Zurzeit ist das sicherlich ein Defizit. Hier benötigen wir Ideen und ein gutes Konzept. Ich werde das bereits auf der nächsten Sitzung des Geschäftsführenden Präsidiums Mitte Juni in Berlin zum Thema machen.
Sie sind Professor unter anderem auch für Industrieökonomik. Wie hilft Ihnen Ihre wissenschaftliche Erfahrung bei der Arbeit in der Organisation DSB?
Sie hilft mir sowohl inhaltlich als auch methodisch. Inhaltlich, da ich mich mit der effizienten Organisation von Märkten und Unternehmen befasst habe, und methodisch, da ich nun auf eine gewisse Systematik des Vorgehens zurückgreifen kann. Zuerst einmal muss ich die Struktur des Verbandes verstehen lernen. Damit meine ich die Strukturen und Interessen aller Teilverbände des DSB. Dann will ich versuchen, den DSB so aufzustellen, dass eine einigermaßen zielorientierte Verbandspolitik möglich wird. Schon auf meinem ersten Bundeskongress vor zwei Wochen habe ich den Eindruck gewonnen, dass nicht alle Beteiligten an einem Strang ziehen.
Was können Sie denn bisher zur Struktur des DSB sagen?

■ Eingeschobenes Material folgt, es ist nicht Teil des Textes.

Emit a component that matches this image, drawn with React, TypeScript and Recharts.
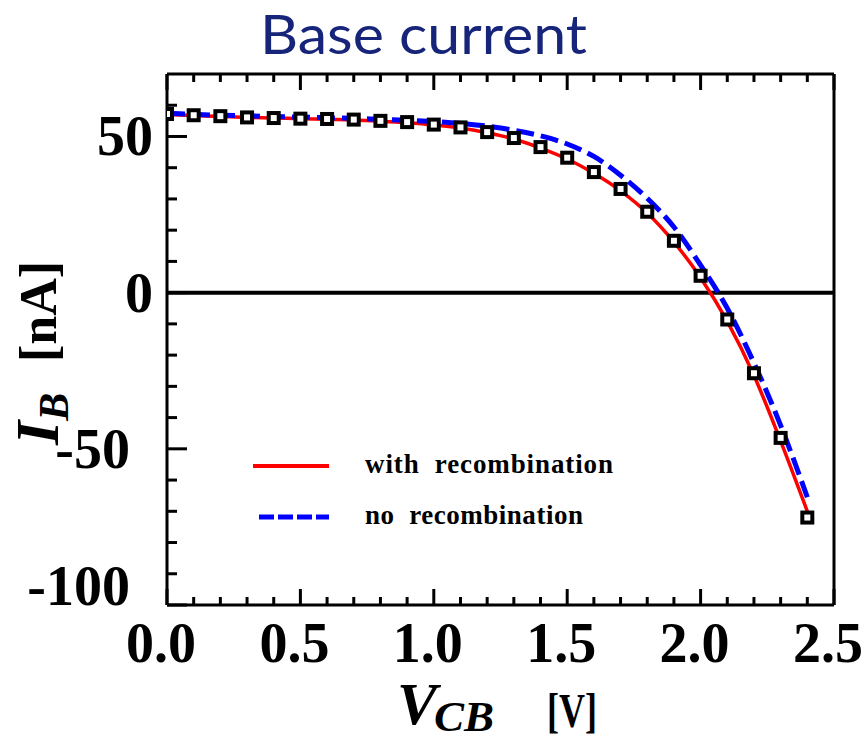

Nun, der Deutsche Schachbund besitzt – fachlich ausgedrückt – eine vertikal integrierte Holdingstruktur. Nach allen Erfahrungen in der unternehmerischen Praxis hat eine solche Organisationsform eine Fülle von Anreizproblemen zur Folge. ‚Incentive mechanism design’ heißt hier das fachliche Schlüsselwort zur potentiellen Effizienzsteigerung. In der sehr komplexen DSB-Struktur gibt es keine konsistenten Anreize und es scheint mir eine gemeinsame, föderative Stoßrichtung zu fehlen. Eigeninteressen und Eifersüchteleien sind zwar menschlich, aber allzu Menschliches kann sich auch als kontraproduktiv erweisen. Mein Ziel ist es u.a., die Bundesländer ins Boot zu holen und dabei betone ich: Es kommt nicht auf die Teilverbände und nicht auf den Dachverband an, es kommt allein auf das Schach an!
Haben Sie schon einen Eindruck von der Zusammenarbeit zwischen Schachbund und Schachjugend machen können? Wie bewerten Sie diese?
Ich habe mir noch keinen Überblick verschaffen können. In zwei Wochen haben wir ja die erwähnte Sitzung und dort steht das bürokratische Wortungetüm „Geschäftsverteilungsplan“ auf der Tagesordnung. Aber egal wie die Verbindung zwischen der DSJ und dem DSB formal geregelt ist: Ich werde mich intensiv um die Belange der DSJ kümmern. Das schließt auch Besuche vor Ort ein, um Unterstützung und Präsenz zu signalisieren. Leider war ich diese Woche beruflich an der Universität zu stark eingespannt, um zur DEM reisen zu können.
Eine letzte Frage von unserer Nachwuchsreporterin (15) Serena: Wenn Sie für längere Zeit auf eine einsame Insel fahren müssten. Würden Sie dann eher ein dickes Schachbuch oder eher ein dickes Volkswirtschaftslehre-Buch mitnehmen?
Ein dickes Schachbuch! Auf jeden Fall und mit drei Ausrufezeichen!!!
Vielen Dank für das Gespräch.
Die Fragen stellte Christian Warneke.